#### What you should do:
Pictures within the data are to be left out; everything else must be reproduced exactly.

#### Given material:
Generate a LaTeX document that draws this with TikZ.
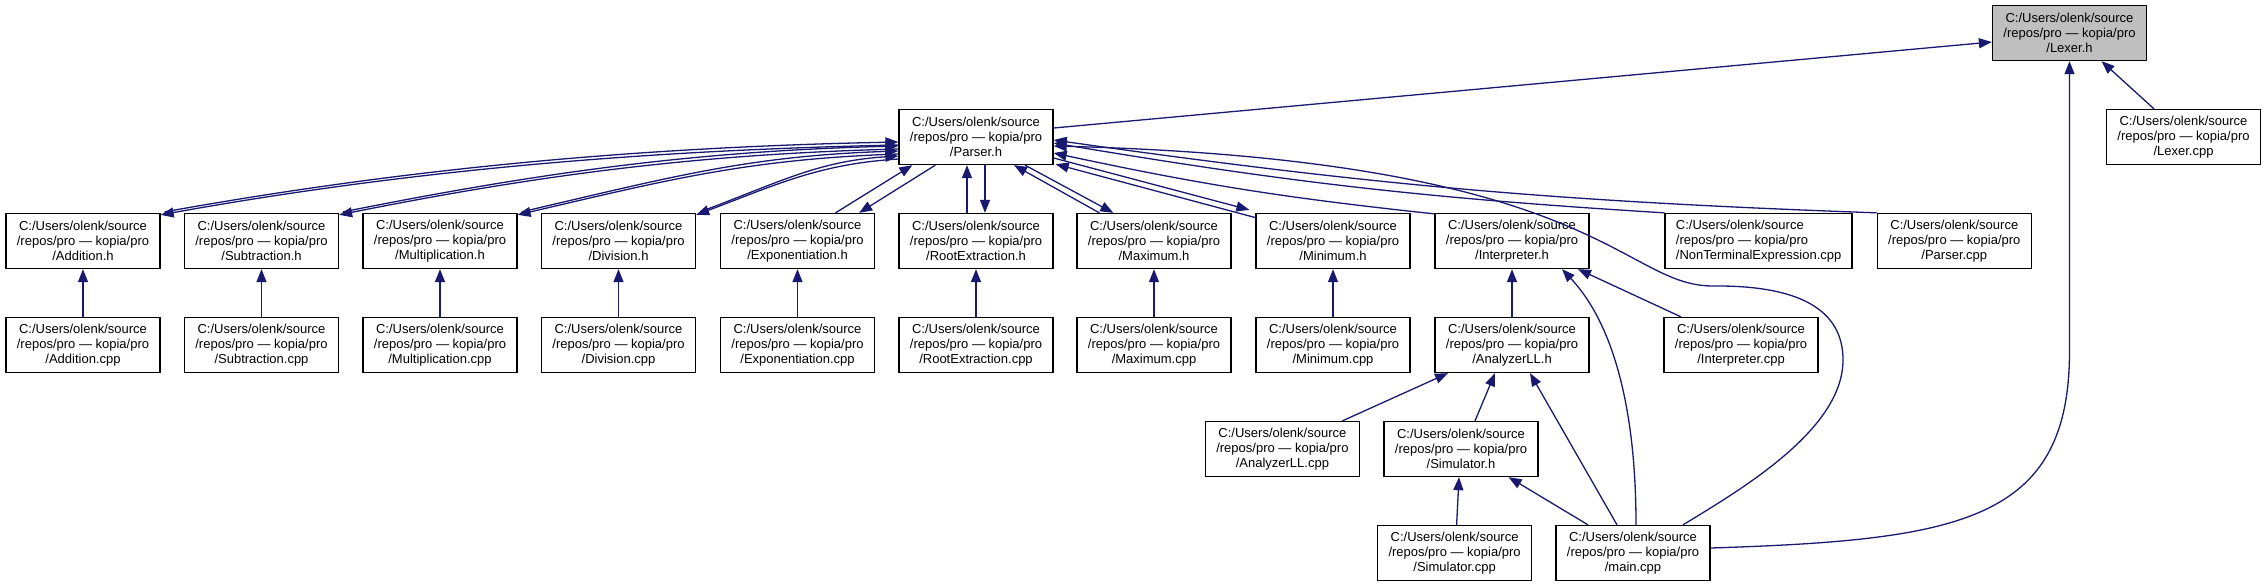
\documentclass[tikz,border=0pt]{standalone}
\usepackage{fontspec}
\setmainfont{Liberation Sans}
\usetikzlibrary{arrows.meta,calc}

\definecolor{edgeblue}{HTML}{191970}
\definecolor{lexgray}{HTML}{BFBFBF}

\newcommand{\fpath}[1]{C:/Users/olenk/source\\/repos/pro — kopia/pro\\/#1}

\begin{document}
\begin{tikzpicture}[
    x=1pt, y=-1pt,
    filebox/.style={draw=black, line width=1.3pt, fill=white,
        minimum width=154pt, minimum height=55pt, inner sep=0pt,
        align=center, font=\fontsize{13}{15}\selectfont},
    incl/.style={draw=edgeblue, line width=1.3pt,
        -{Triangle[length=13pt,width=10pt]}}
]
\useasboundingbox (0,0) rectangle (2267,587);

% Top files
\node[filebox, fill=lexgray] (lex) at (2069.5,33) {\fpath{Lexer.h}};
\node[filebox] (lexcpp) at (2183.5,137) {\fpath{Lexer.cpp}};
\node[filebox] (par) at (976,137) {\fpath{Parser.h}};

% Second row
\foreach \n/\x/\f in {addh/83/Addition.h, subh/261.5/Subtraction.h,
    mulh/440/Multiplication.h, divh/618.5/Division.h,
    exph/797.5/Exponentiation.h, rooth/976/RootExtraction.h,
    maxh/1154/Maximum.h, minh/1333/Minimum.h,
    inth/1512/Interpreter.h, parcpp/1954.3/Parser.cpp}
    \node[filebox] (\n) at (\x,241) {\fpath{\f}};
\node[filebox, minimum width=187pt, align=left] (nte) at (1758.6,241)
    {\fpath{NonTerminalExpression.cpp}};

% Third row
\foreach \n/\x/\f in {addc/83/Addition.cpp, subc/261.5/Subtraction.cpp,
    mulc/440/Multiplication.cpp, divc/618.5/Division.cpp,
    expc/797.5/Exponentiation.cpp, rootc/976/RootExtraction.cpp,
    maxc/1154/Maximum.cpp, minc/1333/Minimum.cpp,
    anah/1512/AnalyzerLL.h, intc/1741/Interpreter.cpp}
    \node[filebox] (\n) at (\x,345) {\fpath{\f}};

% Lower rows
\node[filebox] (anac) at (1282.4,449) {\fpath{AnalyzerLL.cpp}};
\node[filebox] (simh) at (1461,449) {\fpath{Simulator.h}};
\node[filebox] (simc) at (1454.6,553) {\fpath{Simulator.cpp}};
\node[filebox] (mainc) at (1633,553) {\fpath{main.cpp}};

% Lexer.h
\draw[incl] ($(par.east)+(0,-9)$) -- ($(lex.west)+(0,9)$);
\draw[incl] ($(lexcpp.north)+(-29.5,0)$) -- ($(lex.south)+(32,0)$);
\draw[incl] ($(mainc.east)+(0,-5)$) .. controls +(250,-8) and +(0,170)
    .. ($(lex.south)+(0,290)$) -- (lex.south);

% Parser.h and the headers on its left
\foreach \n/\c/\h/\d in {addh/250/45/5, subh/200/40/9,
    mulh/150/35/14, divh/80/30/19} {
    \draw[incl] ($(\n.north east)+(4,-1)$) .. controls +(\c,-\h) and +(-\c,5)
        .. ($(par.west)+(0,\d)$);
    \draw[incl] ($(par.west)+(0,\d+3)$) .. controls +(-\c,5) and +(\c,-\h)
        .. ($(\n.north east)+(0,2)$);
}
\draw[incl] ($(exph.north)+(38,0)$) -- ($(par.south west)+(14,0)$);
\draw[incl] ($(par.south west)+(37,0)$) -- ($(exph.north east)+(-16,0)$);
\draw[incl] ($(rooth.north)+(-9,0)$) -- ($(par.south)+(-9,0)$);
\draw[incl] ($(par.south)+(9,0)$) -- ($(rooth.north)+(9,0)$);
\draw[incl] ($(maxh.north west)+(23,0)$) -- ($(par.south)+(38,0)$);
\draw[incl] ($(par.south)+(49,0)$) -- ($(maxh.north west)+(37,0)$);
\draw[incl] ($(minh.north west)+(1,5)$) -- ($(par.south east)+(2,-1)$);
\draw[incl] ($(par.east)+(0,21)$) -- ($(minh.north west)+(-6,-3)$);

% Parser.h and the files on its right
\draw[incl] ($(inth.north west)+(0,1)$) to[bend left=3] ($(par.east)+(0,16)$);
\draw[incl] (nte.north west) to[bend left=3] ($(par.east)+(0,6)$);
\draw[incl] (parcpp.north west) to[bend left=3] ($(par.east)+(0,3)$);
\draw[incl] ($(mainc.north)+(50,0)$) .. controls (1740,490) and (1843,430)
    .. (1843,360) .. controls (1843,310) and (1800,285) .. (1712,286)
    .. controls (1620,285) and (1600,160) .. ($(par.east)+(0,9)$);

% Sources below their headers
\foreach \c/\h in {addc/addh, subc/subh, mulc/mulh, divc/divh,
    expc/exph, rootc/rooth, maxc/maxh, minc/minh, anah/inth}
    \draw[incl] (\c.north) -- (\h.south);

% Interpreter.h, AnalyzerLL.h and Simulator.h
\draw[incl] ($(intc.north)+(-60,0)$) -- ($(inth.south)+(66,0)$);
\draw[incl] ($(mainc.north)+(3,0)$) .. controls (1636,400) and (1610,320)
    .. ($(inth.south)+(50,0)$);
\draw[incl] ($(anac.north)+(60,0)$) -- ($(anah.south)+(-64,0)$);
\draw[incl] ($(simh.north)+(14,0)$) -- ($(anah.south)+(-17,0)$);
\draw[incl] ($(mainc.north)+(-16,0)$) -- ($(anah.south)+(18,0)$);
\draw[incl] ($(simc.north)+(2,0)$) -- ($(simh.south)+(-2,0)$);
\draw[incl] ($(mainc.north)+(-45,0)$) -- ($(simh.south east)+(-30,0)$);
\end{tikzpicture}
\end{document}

#### Exercise response:
Generate a LaTeX document that draws this with TikZ.
\documentclass[tikz,border=0pt]{standalone}
\usepackage{fontspec}
\setmainfont{Liberation Sans}
\usetikzlibrary{arrows.meta,calc}

\definecolor{edgeblue}{HTML}{191970}
\definecolor{lexgray}{HTML}{BFBFBF}

\newcommand{\fpath}[1]{C:/Users/olenk/source\\/repos/pro — kopia/pro\\/#1}

\begin{document}
\begin{tikzpicture}[
    x=1pt, y=-1pt,
    filebox/.style={draw=black, line width=1.3pt, fill=white,
        minimum width=154pt, minimum height=55pt, inner sep=0pt,
        align=center, font=\fontsize{13}{15}\selectfont},
    incl/.style={draw=edgeblue, line width=1.3pt,
        -{Triangle[length=13pt,width=10pt]}}
]
\useasboundingbox (0,0) rectangle (2267,587);

% Top files
\node[filebox, fill=lexgray] (lex) at (2069.5,33) {\fpath{Lexer.h}};
\node[filebox] (lexcpp) at (2183.5,137) {\fpath{Lexer.cpp}};
\node[filebox] (par) at (976,137) {\fpath{Parser.h}};

% Second row
\foreach \n/\x/\f in {addh/83/Addition.h, subh/261.5/Subtraction.h,
    mulh/440/Multiplication.h, divh/618.5/Division.h,
    exph/797.5/Exponentiation.h, rooth/976/RootExtraction.h,
    maxh/1154/Maximum.h, minh/1333/Minimum.h,
    inth/1512/Interpreter.h, parcpp/1954.3/Parser.cpp}
    \node[filebox] (\n) at (\x,241) {\fpath{\f}};
\node[filebox, minimum width=187pt, align=left] (nte) at (1758.6,241)
    {\fpath{NonTerminalExpression.cpp}};

% Third row
\foreach \n/\x/\f in {addc/83/Addition.cpp, subc/261.5/Subtraction.cpp,
    mulc/440/Multiplication.cpp, divc/618.5/Division.cpp,
    expc/797.5/Exponentiation.cpp, rootc/976/RootExtraction.cpp,
    maxc/1154/Maximum.cpp, minc/1333/Minimum.cpp,
    anah/1512/AnalyzerLL.h, intc/1741/Interpreter.cpp}
    \node[filebox] (\n) at (\x,345) {\fpath{\f}};

% Lower rows
\node[filebox] (anac) at (1282.4,449) {\fpath{AnalyzerLL.cpp}};
\node[filebox] (simh) at (1461,449) {\fpath{Simulator.h}};
\node[filebox] (simc) at (1454.6,553) {\fpath{Simulator.cpp}};
\node[filebox] (mainc) at (1633,553) {\fpath{main.cpp}};

% Lexer.h
\draw[incl] ($(par.east)+(0,-9)$) -- ($(lex.west)+(0,9)$);
\draw[incl] ($(lexcpp.north)+(-29.5,0)$) -- ($(lex.south)+(32,0)$);
\draw[incl] ($(mainc.east)+(0,-5)$) .. controls +(250,-8) and +(0,170)
    .. ($(lex.south)+(0,290)$) -- (lex.south);

% Parser.h and the headers on its left
\foreach \n/\c/\h/\d in {addh/250/45/5, subh/200/40/9,
    mulh/150/35/14, divh/80/30/19} {
    \draw[incl] ($(\n.north east)+(4,-1)$) .. controls +(\c,-\h) and +(-\c,5)
        .. ($(par.west)+(0,\d)$);
    \draw[incl] ($(par.west)+(0,\d+3)$) .. controls +(-\c,5) and +(\c,-\h)
        .. ($(\n.north east)+(0,2)$);
}
\draw[incl] ($(exph.north)+(38,0)$) -- ($(par.south west)+(14,0)$);
\draw[incl] ($(par.south west)+(37,0)$) -- ($(exph.north east)+(-16,0)$);
\draw[incl] ($(rooth.north)+(-9,0)$) -- ($(par.south)+(-9,0)$);
\draw[incl] ($(par.south)+(9,0)$) -- ($(rooth.north)+(9,0)$);
\draw[incl] ($(maxh.north west)+(23,0)$) -- ($(par.south)+(38,0)$);
\draw[incl] ($(par.south)+(49,0)$) -- ($(maxh.north west)+(37,0)$);
\draw[incl] ($(minh.north west)+(1,5)$) -- ($(par.south east)+(2,-1)$);
\draw[incl] ($(par.east)+(0,21)$) -- ($(minh.north west)+(-6,-3)$);

% Parser.h and the files on its right
\draw[incl] ($(inth.north west)+(0,1)$) to[bend left=3] ($(par.east)+(0,16)$);
\draw[incl] (nte.north west) to[bend left=3] ($(par.east)+(0,6)$);
\draw[incl] (parcpp.north west) to[bend left=3] ($(par.east)+(0,3)$);
\draw[incl] ($(mainc.north)+(50,0)$) .. controls (1740,490) and (1843,430)
    .. (1843,360) .. controls (1843,310) and (1800,285) .. (1712,286)
    .. controls (1620,285) and (1600,160) .. ($(par.east)+(0,9)$);

% Sources below their headers
\foreach \c/\h in {addc/addh, subc/subh, mulc/mulh, divc/divh,
    expc/exph, rootc/rooth, maxc/maxh, minc/minh, anah/inth}
    \draw[incl] (\c.north) -- (\h.south);

% Interpreter.h, AnalyzerLL.h and Simulator.h
\draw[incl] ($(intc.north)+(-60,0)$) -- ($(inth.south)+(66,0)$);
\draw[incl] ($(mainc.north)+(3,0)$) .. controls (1636,400) and (1610,320)
    .. ($(inth.south)+(50,0)$);
\draw[incl] ($(anac.north)+(60,0)$) -- ($(anah.south)+(-64,0)$);
\draw[incl] ($(simh.north)+(14,0)$) -- ($(anah.south)+(-17,0)$);
\draw[incl] ($(mainc.north)+(-16,0)$) -- ($(anah.south)+(18,0)$);
\draw[incl] ($(simc.north)+(2,0)$) -- ($(simh.south)+(-2,0)$);
\draw[incl] ($(mainc.north)+(-45,0)$) -- ($(simh.south east)+(-30,0)$);
\end{tikzpicture}
\end{document}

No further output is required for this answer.